LAWS(MAD)-1947-8-29

VADREVU VENKATARATNAM Vs. RAJAH SAHEB MEHARBAN I DOSTAN, SRI RAJAH RAVU VENKATA KUMARA MAHIPATHI SURYA RAO BAHADUR SARDAR GARU, MAHARAJAH OF PITHAPURAM AND ANR.

Decided On August 14, 1947
VADREVU VENKATARATNAM Appellant
V/S
Rajah Saheb Meharban I Dostan, Sri Rajah Ravu Venkata Kumara Mahipathi Surya Rao Bahadur Sardar Garu, Maharajah Of Pithapuram And Anr. Respondents

JUDGEMENT

(1.) THE appeal arises out of a suit brought by the plaintiff, respondent in the appeal, the Maharajah of Pithapuram, who is the proprietor of a zamindari in East Godavari, claiming compensation for water for irrigating a second crop on the first defendant's (appellant's) inam land situated within the zamindari for fasli year 1347 (corresponding to A.D. 1937 -38). It is common ground that the defendant is entitled to water free of charge in respect of the first crop. The learned District Munsiff of Peddapuram dismissed the suit; an appeal by the plaintiff was allowed by the learned Principal Subordinate Judge of Coconada who decreed the suit; the defendant preferred a second appeal to this Court, which was dismissed by Wadsworth, J. This is an appeal pursuant to the Letters Patent by the defendant seeking to have the decree of the learned District Munsiff restored.

(2.) THE appellant's inam land is 48 acres in extent, including a tank of about 3 acres in the centre situated to the south of the river Yeleru over which river the respondent has proprietary rights where it runs through his zamindari. The northern end of the appellant's inam is about one furlong distant from the river, other land being situated between the north boundary and the river bank. The respondent's land is on the east, west and south sides of the inam. A channel, known as the China Thadi Doddi Kalva, runs southwards from the river bank, between the land north of the suit inam and the respondent's land, for about one furlong ; it then continues in the same direction between the inam and the respondent's land for about another furlong until it reaches the tank. The channel has an open head at the river and the flow of water into it is not controlled by the respondent and he has no authority to close it. Water flows from the river through the channel into the tank. The channel does not supply water save to the appellant's tank and from where it is drained of for the purpose of irrigating the inam land. All the water flowing through the channel is exclusively for the appellant's use on his land and is his sole supply. If, at any time, the water in the river sinks below the channel level, the appellant dams the river, thereby increasing the water height so as to enable water to flow from the river into the channel. He carries out all maintenance and repairs to the channel. The suit inam is in the village of Mallam ; throughout the year, covering the period of two crops, the turn system is in operation by which, in every cycle of 18 days, water flows to all villages of the Pittapuram Estate, including Mallam, for six days and out of which it flows for three days through the channel to the appellant's tank ; another channel or other channels convey water to other lands in this and in other villages. Prior to fasli year 1347, no demand was ever made by the respondent for water rate for a second crop irrigation from the appellant although, for many years, water rate has been demanded and paid in respect of other lands in the estate which are supplied by channels other than the China Thadi Doddi Kalva.

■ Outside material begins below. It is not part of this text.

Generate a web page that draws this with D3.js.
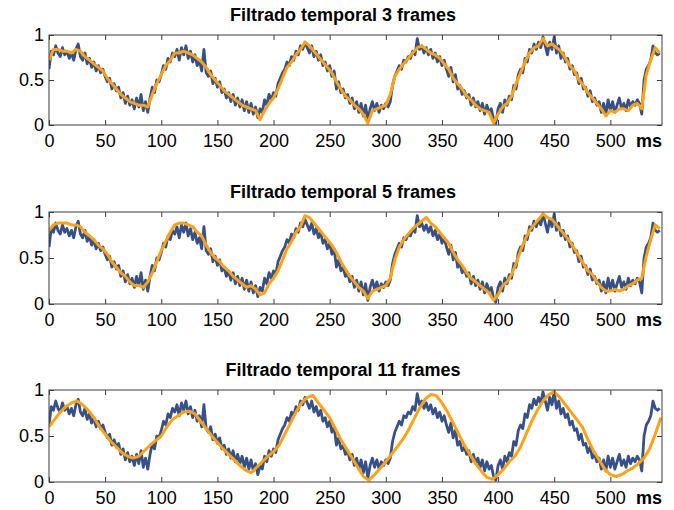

(3.) THE learned District Munsiff in the trial Court, accepted the evidence given by the karnam of Mallam village, who was called on the respondent's behalf, the appellant, his tenant until about 1924, of the suit inam, and a neighbouring cultivator. He rejected the testimony given by two other witnesses called for the respondent, which, to a limited extent only, conflicted with the other evidence,. The learned Subordinate Judge, in his judgment on appeal misstated some of the oral and documentary evidence ; he said the documentary evidence showed that, whenever a second crop was raised, the respondent levied water rate from the appellant and that sugarcane crop was not raised continuously during the last ten or twelve years. That is not in accordance with the documents or oral evidence. The findings of fact by the learned District Munsiff stand.